Há sempre um desfasamento na comunicação e os sinais entre uma nave espacial e a Terra podem demorar até vinte minutos. Se no mar o erro da contagem de tempo poderia corresponder a um grande erro de localização, podemos imaginar as dificuldades para circular no espaço com um sistema de comunicação a funcionar a milhões de quilómetros de distância.

GIF NASA GIF NASA
créditos: NASA/JPL-Caltech

Com o objetivo de contornar este sistema, o Laboratório de Propulsão a Jato da NASA lançou em junho passado – e renovou este verão a missão até agosto de 2021 – um relógio atómico de alta precisão: o Deep Space Atomic Clock.
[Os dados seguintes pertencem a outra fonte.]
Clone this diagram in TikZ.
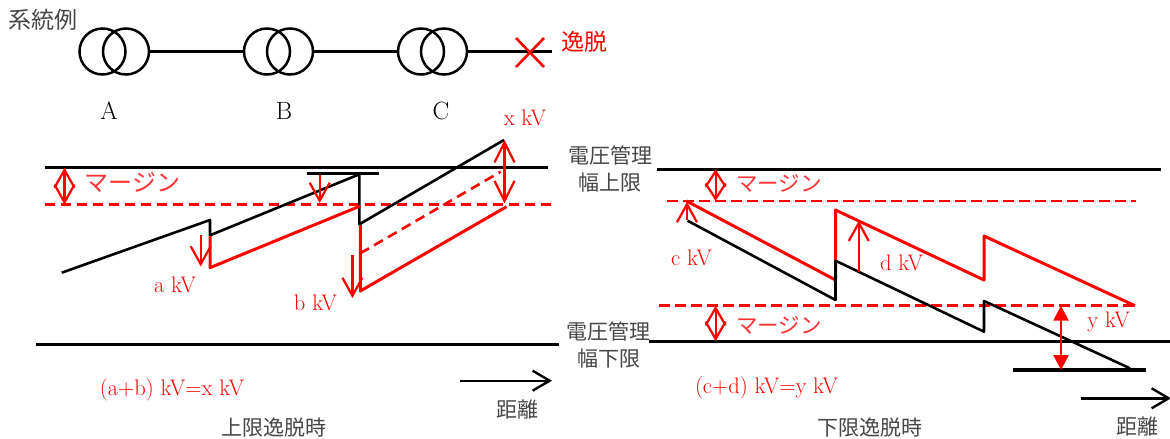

Segundo a agência espacial norte-americana, esta máquina é “dez vezes mais estável do que os relógios atómicos dos satélites usados para GPS.” A ideia é que este relógio seja 50 vezes mais estável do que os relógios atómicos atuais e que o próprio relógio consiga, com tanta definição, calcular automaticamente a sua velocidade e posição sem ter de receber tantas indicações e trocas de sinais com a Terra.

Neste momento, o relógio perde um segundo a cada dez milhões de anos. Esta maior precisão permite uma maior independência de cada nave na sua localização no Espaço e esta é sem dúvida uma das formas mais seguras de encontrar também o caminho para Marte… ou mais além. Isso, só o tempo o dirá.